■ What you are asked to do: An exact copy of all the data is required, with pictures left out.

■ Data section:
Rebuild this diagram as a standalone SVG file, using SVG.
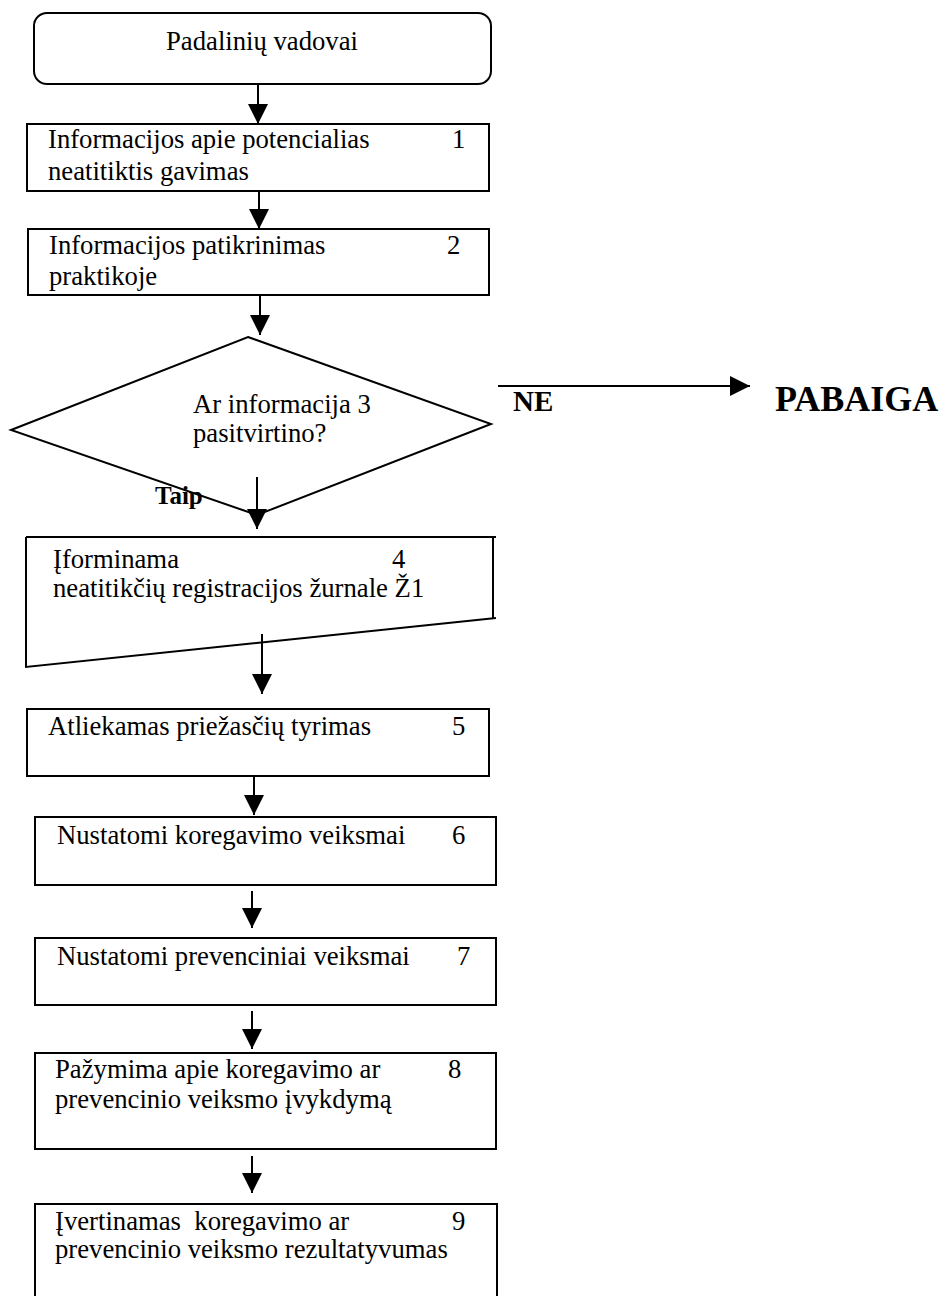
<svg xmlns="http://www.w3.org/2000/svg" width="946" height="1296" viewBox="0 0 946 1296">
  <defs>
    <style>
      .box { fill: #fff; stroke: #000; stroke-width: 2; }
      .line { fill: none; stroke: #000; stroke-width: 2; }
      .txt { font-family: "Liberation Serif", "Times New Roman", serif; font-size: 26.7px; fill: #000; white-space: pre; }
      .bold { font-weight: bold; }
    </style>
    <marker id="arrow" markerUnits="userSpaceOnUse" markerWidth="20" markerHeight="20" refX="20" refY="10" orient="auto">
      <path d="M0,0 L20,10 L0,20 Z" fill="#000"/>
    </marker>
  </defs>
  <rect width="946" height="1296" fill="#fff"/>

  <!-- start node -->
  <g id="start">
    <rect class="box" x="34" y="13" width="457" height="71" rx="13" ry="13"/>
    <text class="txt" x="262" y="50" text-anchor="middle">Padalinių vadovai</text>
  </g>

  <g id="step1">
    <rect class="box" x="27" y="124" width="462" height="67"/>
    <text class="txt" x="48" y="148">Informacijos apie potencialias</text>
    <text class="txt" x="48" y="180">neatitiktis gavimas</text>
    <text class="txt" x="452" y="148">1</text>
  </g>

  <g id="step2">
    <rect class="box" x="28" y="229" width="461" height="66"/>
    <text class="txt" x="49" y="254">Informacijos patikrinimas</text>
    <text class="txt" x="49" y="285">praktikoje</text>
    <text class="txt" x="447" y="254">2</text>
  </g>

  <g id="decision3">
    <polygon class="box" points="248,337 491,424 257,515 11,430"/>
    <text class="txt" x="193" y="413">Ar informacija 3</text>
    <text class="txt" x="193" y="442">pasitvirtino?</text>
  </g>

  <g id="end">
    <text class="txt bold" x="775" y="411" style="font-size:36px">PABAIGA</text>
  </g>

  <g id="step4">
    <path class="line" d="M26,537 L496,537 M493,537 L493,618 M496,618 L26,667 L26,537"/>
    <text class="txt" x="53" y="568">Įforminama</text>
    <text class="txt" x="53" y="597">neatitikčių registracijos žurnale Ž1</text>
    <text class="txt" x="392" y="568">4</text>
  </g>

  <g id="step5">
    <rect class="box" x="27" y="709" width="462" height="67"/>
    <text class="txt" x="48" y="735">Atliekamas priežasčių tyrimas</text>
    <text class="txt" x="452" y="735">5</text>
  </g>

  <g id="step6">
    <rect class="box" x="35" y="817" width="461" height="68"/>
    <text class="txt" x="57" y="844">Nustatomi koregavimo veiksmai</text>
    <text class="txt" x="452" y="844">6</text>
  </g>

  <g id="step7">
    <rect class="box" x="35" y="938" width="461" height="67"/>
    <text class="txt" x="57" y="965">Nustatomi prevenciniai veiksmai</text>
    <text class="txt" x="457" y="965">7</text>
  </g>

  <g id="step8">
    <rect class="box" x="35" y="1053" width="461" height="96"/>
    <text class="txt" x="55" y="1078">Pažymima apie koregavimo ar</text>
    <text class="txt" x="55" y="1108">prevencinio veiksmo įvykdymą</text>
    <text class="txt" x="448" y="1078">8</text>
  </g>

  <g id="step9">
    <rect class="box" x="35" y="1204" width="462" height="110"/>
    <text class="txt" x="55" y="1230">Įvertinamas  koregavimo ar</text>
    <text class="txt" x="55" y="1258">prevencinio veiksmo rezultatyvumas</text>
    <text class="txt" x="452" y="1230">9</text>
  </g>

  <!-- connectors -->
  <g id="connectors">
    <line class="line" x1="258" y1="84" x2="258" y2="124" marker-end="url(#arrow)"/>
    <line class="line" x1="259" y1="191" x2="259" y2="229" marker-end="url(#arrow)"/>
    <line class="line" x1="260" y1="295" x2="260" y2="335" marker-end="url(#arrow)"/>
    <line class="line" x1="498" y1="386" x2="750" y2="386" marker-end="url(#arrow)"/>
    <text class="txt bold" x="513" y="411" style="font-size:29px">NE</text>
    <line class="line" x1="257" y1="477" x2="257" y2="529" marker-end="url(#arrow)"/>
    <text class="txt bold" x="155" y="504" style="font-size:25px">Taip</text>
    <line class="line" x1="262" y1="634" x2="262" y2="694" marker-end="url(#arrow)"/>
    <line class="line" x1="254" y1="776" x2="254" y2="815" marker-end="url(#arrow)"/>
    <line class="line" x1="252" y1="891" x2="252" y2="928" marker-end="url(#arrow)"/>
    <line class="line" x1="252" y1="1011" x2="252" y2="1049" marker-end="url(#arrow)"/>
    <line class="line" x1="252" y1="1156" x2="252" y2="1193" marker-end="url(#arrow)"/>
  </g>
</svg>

■ Exercise output:
Rebuild this diagram as a standalone SVG file, using SVG.
<svg xmlns="http://www.w3.org/2000/svg" width="946" height="1296" viewBox="0 0 946 1296">
  <defs>
    <style>
      .box { fill: #fff; stroke: #000; stroke-width: 2; }
      .line { fill: none; stroke: #000; stroke-width: 2; }
      .txt { font-family: "Liberation Serif", "Times New Roman", serif; font-size: 26.7px; fill: #000; white-space: pre; }
      .bold { font-weight: bold; }
    </style>
    <marker id="arrow" markerUnits="userSpaceOnUse" markerWidth="20" markerHeight="20" refX="20" refY="10" orient="auto">
      <path d="M0,0 L20,10 L0,20 Z" fill="#000"/>
    </marker>
  </defs>
  <rect width="946" height="1296" fill="#fff"/>

  <!-- start node -->
  <g id="start">
    <rect class="box" x="34" y="13" width="457" height="71" rx="13" ry="13"/>
    <text class="txt" x="262" y="50" text-anchor="middle">Padalinių vadovai</text>
  </g>

  <g id="step1">
    <rect class="box" x="27" y="124" width="462" height="67"/>
    <text class="txt" x="48" y="148">Informacijos apie potencialias</text>
    <text class="txt" x="48" y="180">neatitiktis gavimas</text>
    <text class="txt" x="452" y="148">1</text>
  </g>

  <g id="step2">
    <rect class="box" x="28" y="229" width="461" height="66"/>
    <text class="txt" x="49" y="254">Informacijos patikrinimas</text>
    <text class="txt" x="49" y="285">praktikoje</text>
    <text class="txt" x="447" y="254">2</text>
  </g>

  <g id="decision3">
    <polygon class="box" points="248,337 491,424 257,515 11,430"/>
    <text class="txt" x="193" y="413">Ar informacija 3</text>
    <text class="txt" x="193" y="442">pasitvirtino?</text>
  </g>

  <g id="end">
    <text class="txt bold" x="775" y="411" style="font-size:36px">PABAIGA</text>
  </g>

  <g id="step4">
    <path class="line" d="M26,537 L496,537 M493,537 L493,618 M496,618 L26,667 L26,537"/>
    <text class="txt" x="53" y="568">Įforminama</text>
    <text class="txt" x="53" y="597">neatitikčių registracijos žurnale Ž1</text>
    <text class="txt" x="392" y="568">4</text>
  </g>

  <g id="step5">
    <rect class="box" x="27" y="709" width="462" height="67"/>
    <text class="txt" x="48" y="735">Atliekamas priežasčių tyrimas</text>
    <text class="txt" x="452" y="735">5</text>
  </g>

  <g id="step6">
    <rect class="box" x="35" y="817" width="461" height="68"/>
    <text class="txt" x="57" y="844">Nustatomi koregavimo veiksmai</text>
    <text class="txt" x="452" y="844">6</text>
  </g>

  <g id="step7">
    <rect class="box" x="35" y="938" width="461" height="67"/>
    <text class="txt" x="57" y="965">Nustatomi prevenciniai veiksmai</text>
    <text class="txt" x="457" y="965">7</text>
  </g>

  <g id="step8">
    <rect class="box" x="35" y="1053" width="461" height="96"/>
    <text class="txt" x="55" y="1078">Pažymima apie koregavimo ar</text>
    <text class="txt" x="55" y="1108">prevencinio veiksmo įvykdymą</text>
    <text class="txt" x="448" y="1078">8</text>
  </g>

  <g id="step9">
    <rect class="box" x="35" y="1204" width="462" height="110"/>
    <text class="txt" x="55" y="1230">Įvertinamas  koregavimo ar</text>
    <text class="txt" x="55" y="1258">prevencinio veiksmo rezultatyvumas</text>
    <text class="txt" x="452" y="1230">9</text>
  </g>

  <!-- connectors -->
  <g id="connectors">
    <line class="line" x1="258" y1="84" x2="258" y2="124" marker-end="url(#arrow)"/>
    <line class="line" x1="259" y1="191" x2="259" y2="229" marker-end="url(#arrow)"/>
    <line class="line" x1="260" y1="295" x2="260" y2="335" marker-end="url(#arrow)"/>
    <line class="line" x1="498" y1="386" x2="750" y2="386" marker-end="url(#arrow)"/>
    <text class="txt bold" x="513" y="411" style="font-size:29px">NE</text>
    <line class="line" x1="257" y1="477" x2="257" y2="529" marker-end="url(#arrow)"/>
    <text class="txt bold" x="155" y="504" style="font-size:25px">Taip</text>
    <line class="line" x1="262" y1="634" x2="262" y2="694" marker-end="url(#arrow)"/>
    <line class="line" x1="254" y1="776" x2="254" y2="815" marker-end="url(#arrow)"/>
    <line class="line" x1="252" y1="891" x2="252" y2="928" marker-end="url(#arrow)"/>
    <line class="line" x1="252" y1="1011" x2="252" y2="1049" marker-end="url(#arrow)"/>
    <line class="line" x1="252" y1="1156" x2="252" y2="1193" marker-end="url(#arrow)"/>
  </g>
</svg>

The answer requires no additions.